You were at Polhøgda?[7]
Yes, we were at Polhøgda. In reality, I had the sense that it was a continuous hurdle race where you always had to be on time for this or that.
It is the case, I guess, with all pioneer projects, that there is no limit to how much time you can invest.
It is very much like that, isn’t it? And Ingrid had Andreas, who was eight months older than Lotte. Ingrid spent a lot of time at the office. Amongst other things so that she could breast-feed him. This is how our children became siblings forever. They have become very fond of each other and have a lot to do with each other, as siblings and friends. And that is very nice. So, our collegial friendship was passed on to a new generation.

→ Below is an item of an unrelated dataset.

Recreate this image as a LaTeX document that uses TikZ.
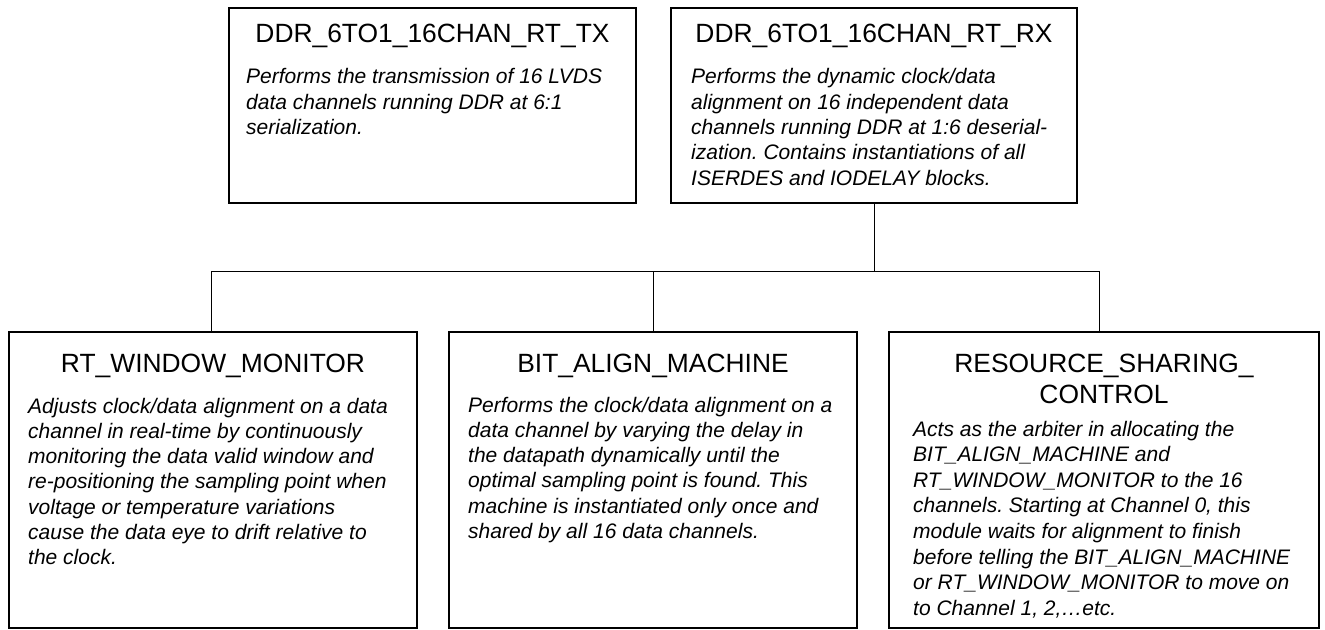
\documentclass[tikz,border=0pt]{standalone}
\usepackage{fontspec}
\setmainfont{Liberation Sans}
\frenchspacing
\newcommand{\lines}[1]{\begin{tabular}[t]{@{}l@{}}#1\end{tabular}}
\newcommand{\clines}[1]{\begin{tabular}[t]{@{}c@{}}#1\end{tabular}}
\begin{document}
\begin{tikzpicture}[x=1bp,y=-1bp,
  block/.style={draw, line width=2bp, inner sep=0pt, minimum height=#1},
  title/.style={anchor=base, inner sep=0pt, font=\fontsize{26.4bp}{31bp}\selectfont},
  desc/.style={anchor=base west, inner sep=0pt, font=\fontsize{21bp}{25.3bp}\selectfont\itshape},
  link/.style={line width=1bp}]
\useasboundingbox (0,0) rectangle (1325,630);

% top level modules
\node[block=195bp, minimum width=407bp] (tx) at (432.5,105.5) {};
\node[block=195bp, minimum width=406bp] (rx) at (874,105.5) {};
% sub-modules of the receiver
\node[block=296bp, minimum width=408bp] (wm) at (213,480) {};
\node[block=296bp, minimum width=408bp] (ba) at (653,480) {};
\node[block=296bp, minimum width=430bp] (rs) at (1104,480) {};

% titles
\node[title] (tx-t) at (432.5,43) {DDR\_6TO1\_16CHAN\_RT\_TX};
\node[title] (rx-t) at (874,43) {DDR\_6TO1\_16CHAN\_RT\_RX};
\node[title] (wm-t) at (213,372) {RT\_WINDOW\_MONITOR};
\node[title] (ba-t) at (653,372) {BIT\_ALIGN\_MACHINE};
\node[title] (rs-t) at (1104,372) {\clines{RESOURCE\_SHARING\_\\CONTROL}};

% descriptions
\node[desc] (tx-d) at (246,84) {\lines{Performs the transmission of 16 LVDS\\
data channels running DDR at 6:1\\
serialization.}};
\node[desc] (rx-d) at (691,84) {\lines{Performs the dynamic clock/data\\
alignment on 16 independent data\\
channels running DDR at 1:6 deserial-\\
ization. Contains instantiations of all\\
ISERDES and IODELAY blocks.}};
\node[desc] (wm-d) at (28,413) {\lines{Adjusts clock/data alignment on a data\\
channel in real-time by continuously\\
monitoring the data valid window and\\
re-positioning the sampling point when\\
voltage or temperature variations\\
cause the data eye to drift relative to\\
the clock.}};
\node[desc] (ba-d) at (468,412) {\lines{Performs the clock/data alignment on a\\
data channel by varying the delay in\\
the datapath dynamically until the\\
optimal sampling point is found. This\\
machine is instantiated only once and\\
shared by all 16 data channels.}};
\node[desc, font=\fontsize{21bp}{25.6bp}\selectfont\itshape] (rs-d) at (913,436) {\lines{Acts as the arbiter in allocating the\\
BIT\_ALIGN\_MACHINE and\\
RT\_WINDOW\_MONITOR to the 16\\
channels. Starting at Channel 0, this\\
module waits for alignment to finish\\
before telling the BIT\_ALIGN\_MACHINE\\
or RT\_WINDOW\_MONITOR to move on\\
to Channel 1, 2,…etc.}};

% hierarchy connectors
\coordinate (bus) at (874,271);
\coordinate (busL) at (211,271);
\coordinate (busM) at (653,271);
\coordinate (busR) at (1099,271);
\draw[link] (rx.south) -- (bus);
\draw[link] (busL) -- (busR);
\draw[link] (busL) -- (busL |- wm.north);
\draw[link] (busM) -- (busM |- ba.north);
\draw[link] (busR) -- (busR |- rs.north);
\end{tikzpicture}
\end{document}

My days at the time were by and large taken up with reading proofs, calculating coefficients, things of that sort. It was meaningful in a way. And, with time – because Johan and Ingrid travelled a lot – I was the one who was present. I went to lots of our conferences. They lived abroad, which I couldn’t and really didn’t…
So, they had long stays abroad, the two of them?
They lived in Chile for quite a period. That is where I know they stayed the longest. But their second son, Harald, was born in Morocco. They were away a lot. And I, well, we didn’t have an institute secretary or anything, so that was very much the role I took on – a role that somebody had to fill. In addition, I did a number of other things. In terms of research, I worked on content analysis, with categories and things like that. My thesis, as I said, was based on that. And then we wrote the much-cited article in the Journal of Peace Research on the ‘Structure of Foreign News’. I checked: I was googling a little yesterday, and then I saw that – oh wow, it is really everywhere!
It’s important for me to say – because many things can be said about Johan, and we will not spend much time on that – that in those situations he was, which was remarkable at the time, extremely generous. He included me as a co-author. What I had done was the groundwork, to examine the data, tick off boxes, things like that. Yet he did include me as a co-author!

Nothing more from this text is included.